Valuations for the MSCI China Index have slumped to 14.6 times reported earnings from last year's high of 22.6 times on Dec 4, according to data compiled by Bloomberg.
The Hang Seng China Enterprises has a multiple of 13.4 times, compared with 21.5 times on Dec 4.
The Hang Seng China Enterprises fell 4.57 percent to 10729 in Hong Kong on Tuesday. The gauge entered a so-called bear market after having retreated 21 percent from last year's high.
The MSCI China also dropped 2.9 percent.
China National Building Material Co, China Shanshui Cement Group Ltd, Maanshan Iron & Steel Co and Angang Steel Co were added to Morgan Stanley's China model portfolio, according to the report. They reduced holdings in consumer, automobile and media shares.

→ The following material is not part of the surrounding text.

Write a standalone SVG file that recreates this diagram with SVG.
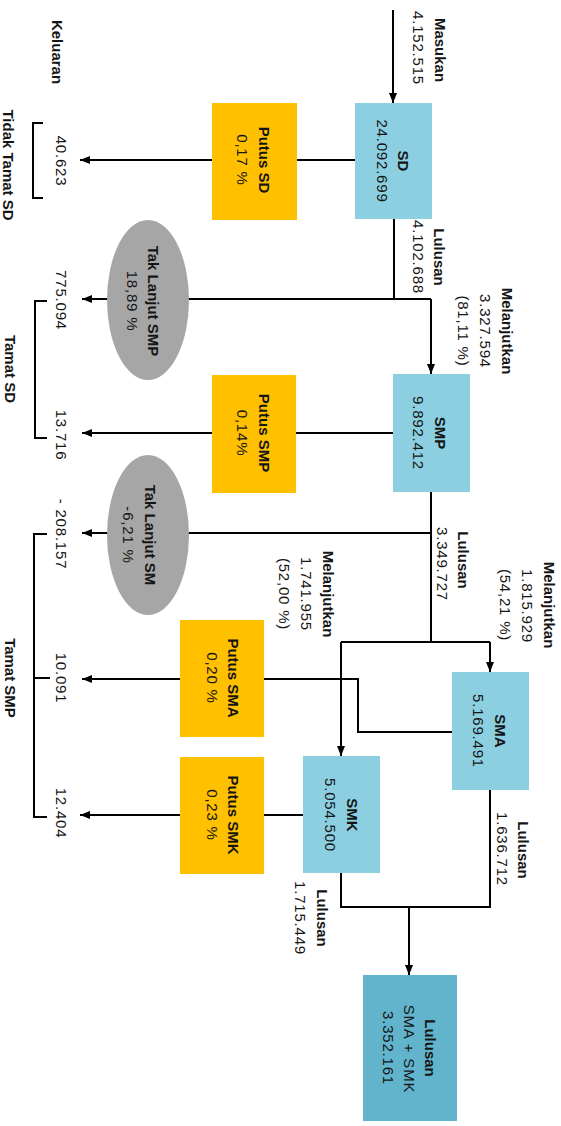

The analysts on May 17 added Bank of China Ltd, Bank of Communications Co and China Construction Bank Corp to the model portfolio, saying that the government may hold off on further tightening policies amid "uncertainties" in the global economic outlook.
An "unofficial pause" in the government's tightening efforts will be one of three possible catalysts for stocks gaining in the second half, Morgan Stanley wrote in Monday's report.
Global uncertainties
Shares rose on Monday after Xu Lianzhong, an official with the National Development and Reform Commission's price monitoring center, said China should be cautious in introducing new tightening measures as the global economic environment is complex.
The European debt problem is one of many global economic uncertainties that China faces, Xu wrote in the China Securities Journal.
China will move gradually and independently in making changes to the nation's exchange-rate mechanism, President Hu Jintao also said at the opening of talks with the United States in Beijing on Monday.
China's central bank will remain "particularly cautious" about raising interest rates because of debt incurred by local governments and the potential for bad loans at the nation's banks, said Liu Yuhui, an economist with the Institute of Finance and Banking under the Chinese Academy of Social Sciences.